To date, in modern human history (and since 11,000 years ago), the annual snow engine has been idle enough to AVOID glacial expansion under the moribund equilibrium. Turning the Arctic Ocean ice-free will change that. When the land becomes the primary area of "cryospheric battery" for which the atmosphere gets more bang for its buck, I think it is possible we see primary annual ice-mass gain transfer from the ocean to the land, a process that is already underway. This eliminates the impact of warm Arctic waters on albedo, as well (from a net perspective, a la Daisyworld, and the system will indeed optimize for efficiency in this case as well)
I don't disagree with the overall picture expressed in this post, but I'm not sure there's enough time for a meaningful glacial expansion. The Younger Dryas example is very interesting, but crucially, this occurred at a time when global temps were lower. Now we are on this trajectory headed higher than even the conditions of the Eemian.
There will certainly be extremes of snow extending further out of the NHEM winter season. I tend to think of it as the system fighting back, a negative feedback to global warming. This is a system at the breaking point. The incredible stability of the past 10,000 years of weather gives some indication that it is hard to break. This also suggests that once broken, it will be very hard to get back.
I think the problem is that as the state-shift occurs the dual vortices are going to get much stronger. Winter is going to start earlier and last later for certain regions.
But what happens when we hit BOE and the re-icing is minimal? Like, 1M KM^2 minimum, on October 1st, with only 3-4M KM^2 in extent by New Years? At that point volume is going to barely recover.
But you know what will be taking up the slack? The snowfall on the continents. In fact the warmer the Arctic gets while Greenland is extant, the more snow will fall. We have melted .1% of Greenland since 2000. .1%!!!! In 20 years!!!! We are not getting to 10% let alone 5%, IMO.
The yearly anomalies for 2019 are going to be the most extreme since the 1970s or earlier across the United States. Parts of the Dakotas and Montana are going to finish -3/-4C for the YEAR. ! The highest maximums on the positive side are now substantially less relatively impressive than the colder minimums on the negative side. And that is with only .1% of Greenland gone!
What is going to happen next? The continental snowfall increase is going to start worsening exponentially as more and more open water persists each year. We are going to hit an annual max of 5,000 KM^3, then 6,000, then 7,000, then 10,000KM^3.
Around that point the annual cryospheric mass balance will probably shift to snow versus sea ice and we will see the first year with snow persisting in the higher elevations of North America through summer. That same summer could very well be the BOE up north. From that point the residual snowpack across the continents has an expanded baseline to grow on during summertime, through solstice, and it begins increasing exponentially in depth and water content. By the third or fourth year as the snows have spread, May, June, July, and August become the prime time for snowfall accumulation in the glacial zone, with the contrast between the GHG-enhanced oceanic warming and the albedo-cooled continental interior sufficient to result in quasi-permanent mega-storms in the flux regions of the -500MB vortices over Hudson Bay and the Kara (this is how Hansen's mega-storms occurred).

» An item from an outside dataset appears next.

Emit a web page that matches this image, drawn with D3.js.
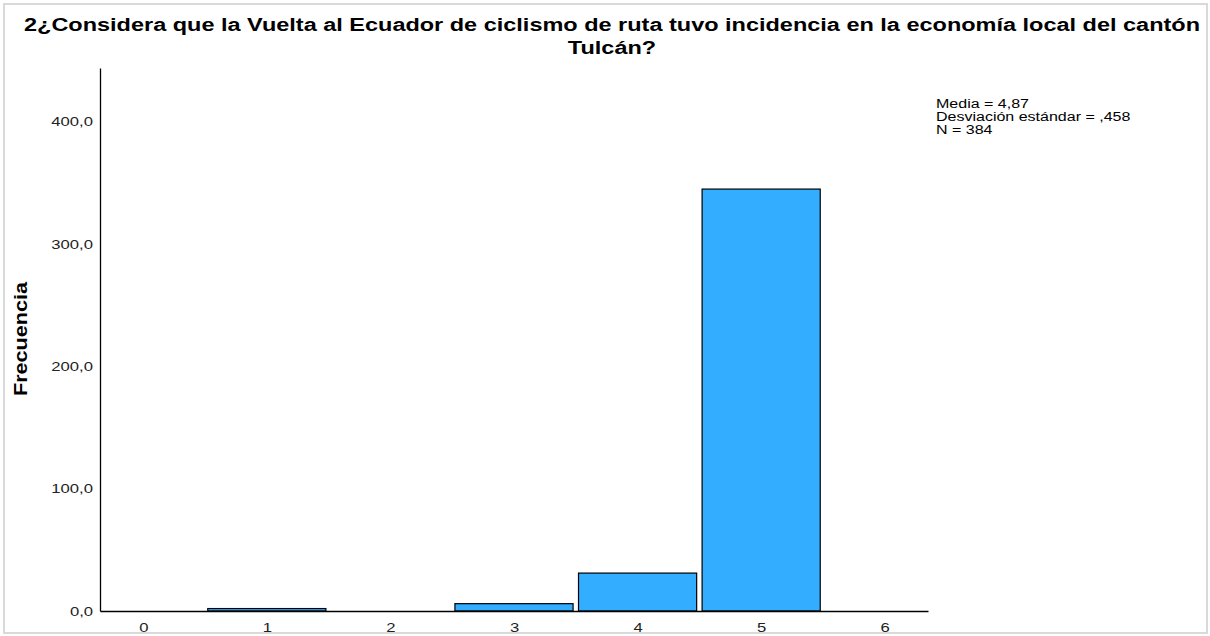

I think it is important to note that while each autumn will revert to the dual-vortex state mentioned by sark, without the sea ice, momentum is (IMO) on North America's side by springtime due to its positioning near Greenland, especially as sea ice dwindles further near Eurasia. If Hudson Bay becomes a bastion of MYI, which it will if snow begins building across North America's higher elevations, the Kara vortex will collapse by April or May as Eurasia is overwhelmed by the raw impact of continental heatwaves (since CO2 is still 420ppm or at that point, 435ppm or whatever).
The North American vortex will persist through the summer until a new Eurasian vortex again appears in the fall. So Eurasia becomes the focus of massive summertime heatwaves and an extension of major positive height anomalies while the opposite occurs in North America (much of Eurasia will eventually follow into perpetual winter as the NAmerican pack expands dramatically each year but it will take some time since concurrent with North America's cooling, there is a decent chance that through all of this the Arctic Ocean will STILL BE WARMING).
The coupling of the vortex, snowfall, sea ice, and residual ice sheet (Greenland) is likely to result in a much earlier "winter" for North America than Eurasia, and this event sequence is also confirmed by the staggering of the arrival of previous cold periods per geological records (it generally goes North America -> NW Europe -> Eurasia -> East Asia). So while the two vortices we are seeing form are quite interesting, I think the North American vortex is the more anomalous, and will eventually become more dominant on an inter-annual basis, at least for a few decades.